1. **Initialize the Model:**
   - Start with a simple model that makes a constant prediction, usually the mean of the target variable.

2. **Calculate Residuals:**
   - Compute the residuals (errors) for each data point. Residual = Actual Price - Predicted Price.

3. **Fit a Tree to Residuals:**
   - Fit a decision tree to the residuals. This tree will try to correct the errors made by the initial prediction.

4. **Update Predictions:**
   - Update the predictions by adding the predictions of the tree, scaled by a learning rate (a parameter that controls the contribution of each tree).

5. **Iterate:**
   - Repeat the process of calculating residuals, fitting trees, and updating predictions for a specified number of iterations or until the residuals are minimized.

6. **Final Prediction:**
   - Sum the predictions of all the trees to get the final prediction for house prices.

**Example:**

Suppose we have three houses with prices $ 300 K, $ 500 K, and $ 700 K, and  our   initial   model predicts $ 500 K for all:

- Residuals: -200K, 0K, 200K
- Fit a tree to the residuals.
- Update the prediction with the tree's output scaled by the learning rate.
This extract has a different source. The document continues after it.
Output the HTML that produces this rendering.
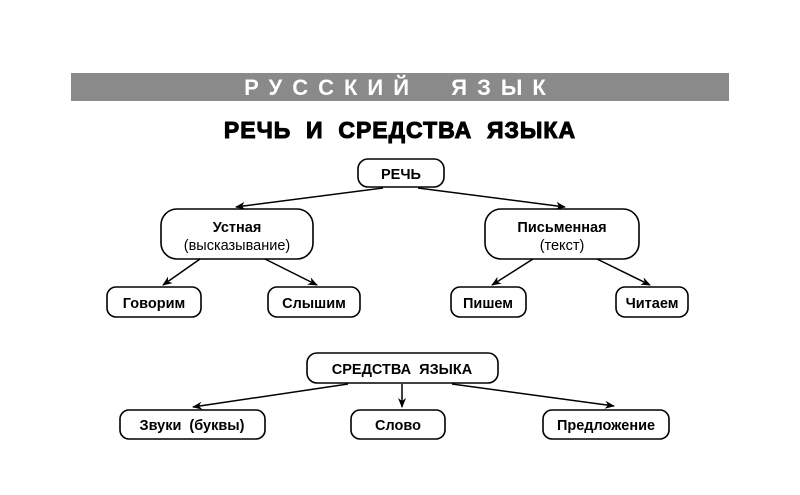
<!DOCTYPE html>
<html><head><meta charset="utf-8"><style>
html,body{margin:0;padding:0;background:#fff;width:800px;height:495px;overflow:hidden}
text{font-family:"Liberation Sans",sans-serif;fill:#000;white-space:pre}
</style></head><body>
<svg width="800" height="495" viewBox="0 0 800 495" xmlns="http://www.w3.org/2000/svg" xml:space="preserve">
<defs><marker id="a" markerWidth="10" markerHeight="8" refX="9" refY="4" orient="auto" markerUnits="userSpaceOnUse"><path d="M0,0 L10,4 L0,8 L3,4 Z" fill="#000"/></marker></defs>
<rect x="71" y="73" width="658" height="28" fill="#8a8a8a"/>
<text x="400" y="95" text-anchor="middle" font-size="22" font-weight="bold" style="fill:#fff" letter-spacing="10">РУССКИЙ  ЯЗЫК</text>
<text x="400" y="138" text-anchor="middle" font-size="23" font-weight="900" stroke="#000" stroke-width="1" letter-spacing="1">РЕЧЬ  И  СРЕДСТВА  ЯЗЫКА</text>
<g fill="#fff" stroke="#000" stroke-width="1.6">
<rect x="358" y="159" width="86" height="28" rx="10"/>
<rect x="161" y="209" width="152" height="50" rx="16"/>
<rect x="485" y="209" width="154" height="50" rx="16"/>
<rect x="107" y="287" width="94" height="30" rx="9"/>
<rect x="268" y="287" width="92" height="30" rx="9"/>
<rect x="451" y="287" width="75" height="30" rx="9"/>
<rect x="616" y="287" width="72" height="30" rx="9"/>
<rect x="307" y="353" width="191" height="30" rx="10"/>
<rect x="120" y="410" width="145" height="29" rx="9"/>
<rect x="351" y="410" width="94" height="29" rx="9"/>
<rect x="543" y="410" width="126" height="29" rx="9"/>
</g>
<g stroke="#000" stroke-width="1.5" marker-end="url(#a)">
<line x1="383" y1="188" x2="236" y2="207"/>
<line x1="418" y1="188" x2="565" y2="207"/>
<line x1="200" y1="259" x2="163" y2="285"/>
<line x1="265" y1="259" x2="317" y2="285"/>
<line x1="533" y1="259" x2="492" y2="285"/>
<line x1="597" y1="259" x2="650" y2="285"/>
<line x1="348" y1="384" x2="193" y2="407"/>
<line x1="402" y1="384" x2="402" y2="407"/>
<line x1="452" y1="384" x2="614" y2="406"/>
</g>
<g font-weight="bold" font-size="14.5" text-anchor="middle">
<text x="401" y="179">РЕЧЬ</text>
<text x="237" y="232">Устная</text>
<text x="562" y="232">Письменная</text>
<text x="154" y="308">Говорим</text>
<text x="314" y="308">Слышим</text>
<text x="488" y="308">Пишем</text>
<text x="652" y="308">Читаем</text>
<text x="402" y="374">СРЕДСТВА  ЯЗЫКА</text>
<text x="192" y="430">Звуки  (буквы)</text>
<text x="398" y="430">Слово</text>
<text x="606" y="430">Предложение</text>
</g>
<g font-size="14.5" text-anchor="middle">
<text x="237" y="250">(высказывание)</text>
<text x="562" y="250">(текст)</text>
</g>
</svg>
</body></html>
### XGBoost Classification

**Concept:**
In classification tasks, XGBoost aims to predict a discrete class label. It optimizes an objective function that measures how well the model predicts the class labels.

**Case Study: Spam Email Detection**

Imagine you are classifying emails as spam or not spam based on features like word frequency, sender address, etc.

1. **Initialize the Model:**
   - Start with a simple model that makes a constant prediction, usually the proportion of each class in the dataset.

2. **Calculate Pseudo-Residuals:**
   - For classification, calculate the pseudo-residuals, which are the gradients of the loss function with respect to the model's predictions.

3. **Fit a Tree to Pseudo-Residuals:**
   - Fit a decision tree to these pseudo-residuals. This tree will try to correct the classification errors.

4. **Update Predictions:**
   - Update the predictions by adding the tree's predictions, scaled by the learning rate.

5. **Convert to Probabilities:**
   - Apply a sigmoid function to the updated predictions to convert them into probabilities.

6. **Iterate:**
   - Repeat the process of calculating pseudo-residuals, fitting trees, and updating predictions for a specified number of iterations or until the pseudo-residuals are minimized.

7. **Final Prediction:**
   - Sum the predictions of all the trees and apply the sigmoid function to get the final class probabilities. Assign class labels based on these probabilities.

**Example:**

Suppose we have three emails, and our initial model predicts a 50% probability for spam:

- Actual labels: Not spam, Spam, Spam
- Pseudo-residuals: Calculated using the gradients of the log-loss function.
- Fit a tree to the pseudo-residuals.
- Update the prediction with the tree's output scaled by the learning rate.
- Apply the sigmoid function to get the final probabilities.

### Summary

XGBoost is a powerful and efficient implementation of gradient boosting for both regression and classification tasks. By iteratively fitting decision trees to correct errors from previous models and updating predictions, XGBoost can achieve high predictive performance. The learning rate and number of iterations (trees) are crucial parameters to tune for optimal performance.